Array with DISTINCT is slow


#1

Hello,

Document:
{
id: “123”
type: “report”
data: [
{
“id”: 0,
“required”: true,
“value”: “10000”
},
{
“id”: 1,
“required”: true,
“value”: “florida”
},
{
“group”: “”,
“id”: 2,
“required”: true,
“value”: “07/01/2017”
},

{
“group”: “”,
“id”: 25,
“required”: true,
“value”: “45”
},
]

Index:
CREATE INDEX doc_idx ON default((distinct (array (s.value) for s in data when ((s.id) = 17) end)))

Query:
SELECT DISTINCT (ARRAY i.value FOR i IN data WHEN i.id=17 END) FROM default Use index(doc_idx) WHERE type= ‘report’
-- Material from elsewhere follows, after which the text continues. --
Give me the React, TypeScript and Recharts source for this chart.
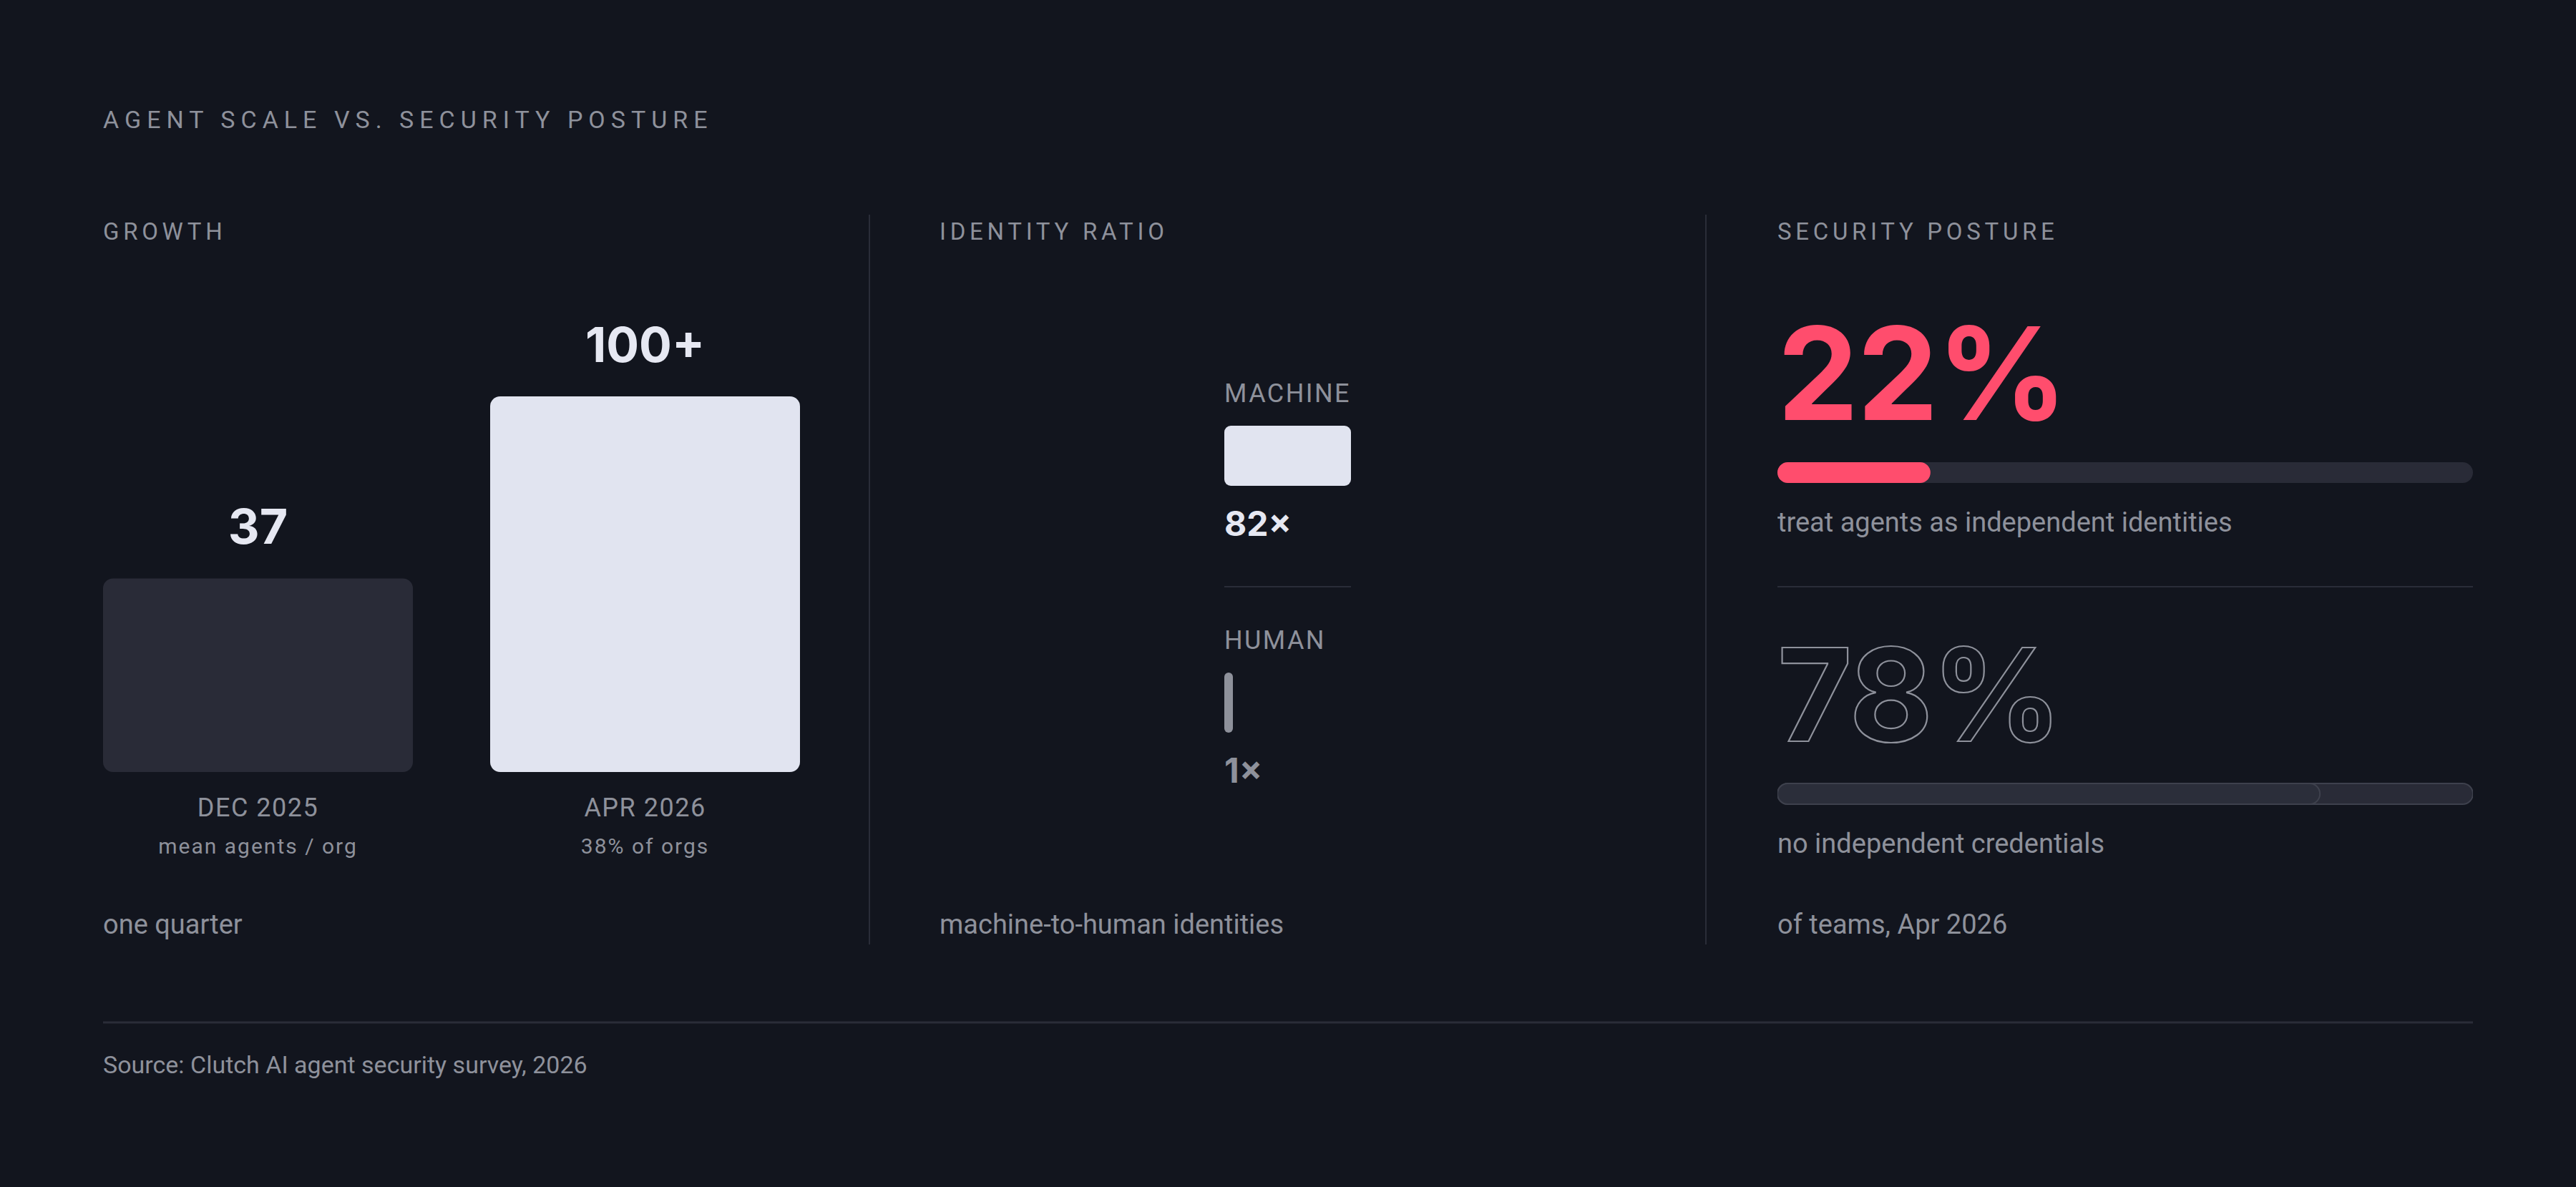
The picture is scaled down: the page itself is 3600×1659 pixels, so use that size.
import React from "react";
import { BarChart, Bar, XAxis, YAxis, Cell, LabelList } from "recharts";

// ---- data ----
const growthPeriods = ["DEC 2025", "APR 2026"];
const growthNotes = ["mean agents / org", "38% of orgs"];
const growthValues = [37, 100];
const growthLabels = ["37", "100+"];
const GROWTH_FLOOR = -30; // bars in the reference do not start from zero

const identityKinds = ["MACHINE", "HUMAN"];
const identityRatio = [82, 1];
const identityLabels = ["82×", "1×"];

const postureShares = [22, 78];
const postureLabels = ["22%", "78%"];
const postureNotes = ["treat agents as independent identities", "no independent credentials"];

const panelTitles = ["GROWTH", "IDENTITY RATIO", "SECURITY POSTURE"];
const panelFootnotes = ["one quarter", "machine-to-human identities", "of teams, Apr 2026"];

const growthData = growthPeriods.map((name, i) => ({ name, value: growthValues[i], label: growthLabels[i] }));
const identityData = identityKinds.map((kind, i) => ({ kind, value: identityRatio[i] }));
const postureData = postureLabels.map((label, i) => ({ label, value: postureShares[i] }));

// ---- look ----
const BG = "#12151e";
const GRAY = "#8e919b";
const BRIGHT = "#e6e8f2";
const LIGHT_BAR = "#e1e4f0";
const DARK_BAR = "#292b37";
const RULE = "#2a2d38";
const RED = "#ff4d6d";
const SANS = 'Roboto, "Noto Sans", sans-serif';
const DISPLAY = 'Inter, Roboto, sans-serif';

const panelX = [144, 1313, 2484];

function GrowthTick(p: any) {
  const name = p.payload?.value;
  const i = growthPeriods.indexOf(name);
  return (
    <g>
      <text x={p.x} y={p.y + 62} textAnchor="middle" fill={GRAY} fontFamily={SANS} fontSize={36} letterSpacing={1.5}>
        {name}
      </text>
      <text x={p.x} y={p.y + 114} textAnchor="middle" fill={GRAY} fontFamily={SANS} fontSize={30} letterSpacing={2}>
        {growthNotes[i]}
      </text>
    </g>
  );
}

const growthValueLabel = (p: any) => {
  const vb = p.viewBox ?? p;
  return (
    <text x={vb.x + vb.width / 2} y={vb.y - 48} textAnchor="middle" fill={BRIGHT} fontFamily={DISPLAY} fontWeight={700} fontSize={68}>
      {p.value}
    </text>
  );
};

const identityLabel = (p: any) => {
  const vb = p.viewBox ?? p;
  const i = identityKinds.indexOf(p.value);
  return (
    <g>
      <text x={vb.x} y={vb.y - 33} fill={GRAY} fontFamily={SANS} fontSize={36} letterSpacing={2.4}>
        {identityKinds[i]}
      </text>
      <text x={vb.x} y={vb.y + vb.height + 70} fill={i === 0 ? BRIGHT : GRAY} fontFamily={DISPLAY} fontWeight={700} fontSize={48}>
        {identityLabels[i]}
      </text>
    </g>
  );
};

const postureLabel = (p: any) => {
  const vb = p.viewBox ?? p;
  const i = postureLabels.indexOf(p.value);
  const solid = i === 0;
  return (
    <g>
      <text
        x={vb.x}
        y={vb.y - 59}
        fill={solid ? RED : "none"}
        stroke={solid ? "none" : GRAY}
        strokeWidth={2.2}
        fontFamily={DISPLAY}
        fontWeight={700}
        fontSize={180}
        letterSpacing={-2}
      >
        {postureLabels[i]}
      </text>
      <text x={vb.x} y={vb.y + vb.height + 68} fill={GRAY} fontFamily={SANS} fontSize={38}>
        {postureNotes[i]}
      </text>
    </g>
  );
};

export default function App() {
  return (
    <div style={{ position: "absolute", left: 0, top: 0, width: 3600, height: 1659, background: BG, overflow: "hidden" }}>
      <svg width={3600} height={1659} style={{ position: "absolute", left: 0, top: 0 }}>
        <text x={144} y={179} fill={GRAY} fontFamily={SANS} fontSize={34} letterSpacing={8}>
          AGENT SCALE VS. SECURITY POSTURE
        </text>
        {panelTitles.map((t, i) => (
          <text key={t} x={panelX[i]} y={335} fill={GRAY} fontFamily={SANS} fontSize={33} letterSpacing={5.7}>
            {t}
          </text>
        ))}
        {panelFootnotes.map((t, i) => (
          <text key={t} x={panelX[i]} y={1305} fill={GRAY} fontFamily={SANS} fontSize={38}>
            {t}
          </text>
        ))}
        <line x1={1215} x2={1215} y1={300} y2={1320} stroke={RULE} strokeWidth={2} />
        <line x1={2384} x2={2384} y1={300} y2={1320} stroke={RULE} strokeWidth={2} />
        <line x1={1711} x2={1888} y1={820} y2={820} stroke={RULE} strokeWidth={2} />
        <line x1={2484} x2={3456} y1={820} y2={820} stroke={RULE} strokeWidth={2} />
        <line x1={144} x2={3456} y1={1429} y2={1429} stroke={RULE} strokeWidth={3} />
        <text x={144} y={1500} fill={GRAY} fontFamily={SANS} fontSize={34}>
          Source: Clutch AI agent security survey, 2026
        </text>
      </svg>

      {/* growth: two bars */}
      <div style={{ position: "absolute", left: 90, top: 400 }}>
        <BarChart width={1082} height={820} data={growthData} margin={{ top: 154, right: 0, bottom: 0, left: 0 }}>
          <XAxis
            dataKey="name"
            height={141}
            axisLine={false}
            tickLine={false}
            tickSize={0}
            tickMargin={0}
            interval={0}
            tick={(p: any) => <GrowthTick {...p} />}
          />
          <YAxis hide type="number" domain={[GROWTH_FLOOR, 100]} allowDataOverflow />
          <Bar dataKey={(d: any) => [GROWTH_FLOOR, d.value]} barSize={433} radius={14} isAnimationActive={false}>
            {growthData.map((d, i) => (
              <Cell key={d.name} fill={i === 0 ? DARK_BAR : LIGHT_BAR} />
            ))}
            <LabelList dataKey="label" content={growthValueLabel} />
          </Bar>
        </BarChart>
      </div>

      {/* identity ratio: horizontal bars */}
      <div style={{ position: "absolute", left: 1711, top: 464 }}>
        <BarChart
          layout="vertical"
          width={177}
          height={690}
          data={identityData}
          margin={{ top: 0, right: 0, bottom: 0, left: 0 }}
        >
          <XAxis type="number" hide domain={[0, 82]} allowDataOverflow />
          <YAxis type="category" dataKey="kind" hide />
          <Bar dataKey="value" barSize={84} radius={9} minPointSize={12} isAnimationActive={false}>
            {identityData.map((d, i) => (
              <Cell key={d.kind} fill={i === 0 ? LIGHT_BAR : GRAY} />
            ))}
            <LabelList dataKey="kind" content={identityLabel} />
          </Bar>
        </BarChart>
      </div>

      {/* security posture: progress bars */}
      <div style={{ position: "absolute", left: 2484, top: 336 }}>
        <BarChart
          layout="vertical"
          width={972}
          height={998}
          data={postureData}
          margin={{ top: 100, right: 0, bottom: 0, left: 0 }}
        >
          <XAxis type="number" hide domain={[0, 100]} allowDataOverflow />
          <YAxis type="category" dataKey="label" hide />
          <Bar
            dataKey="value"
            barSize={29}
            radius={14.5}
            background={{ fill: DARK_BAR, radius: 14.5 }}
            isAnimationActive={false}
          >
            {postureData.map((d, i) => (
              <Cell
                key={d.label}
                fill={i === 0 ? RED : "#2b2e3a"}
                stroke={i === 0 ? "none" : "#3e414d"}
                strokeWidth={i === 0 ? 0 : 2}
              />
            ))}
            <LabelList dataKey="label" content={postureLabel} />
          </Bar>
        </BarChart>
      </div>
    </div>
  );
}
Size: 100K documents of type=‘report’

Output:
[
{
“$1”: [
“45”
]
},
{
“$1”: [
“50”
]
}
]
When I try to run this query it almost takes 15 to 18 seconds to give 2 distinct values. I don’t see any difference with and without array index. This takes really long time. I don’t know whether I am missing something.


#2

If id is constant all the time you can use following query and index. NOTE: variable in the index and UNNEST alias must be same (i.e. s)

CREATE INDEX doc_idx ON default(ALL ARRAY s.value FOR s IN data WHEN s.id = 17 END) WHERE type = "report";
SELECT s.value FROM default d UNNEST d.data AS s WHERE d.type = "report" AND s.id = 17 AND s.value IS NOT NULL;

If id is not consant you can try the following.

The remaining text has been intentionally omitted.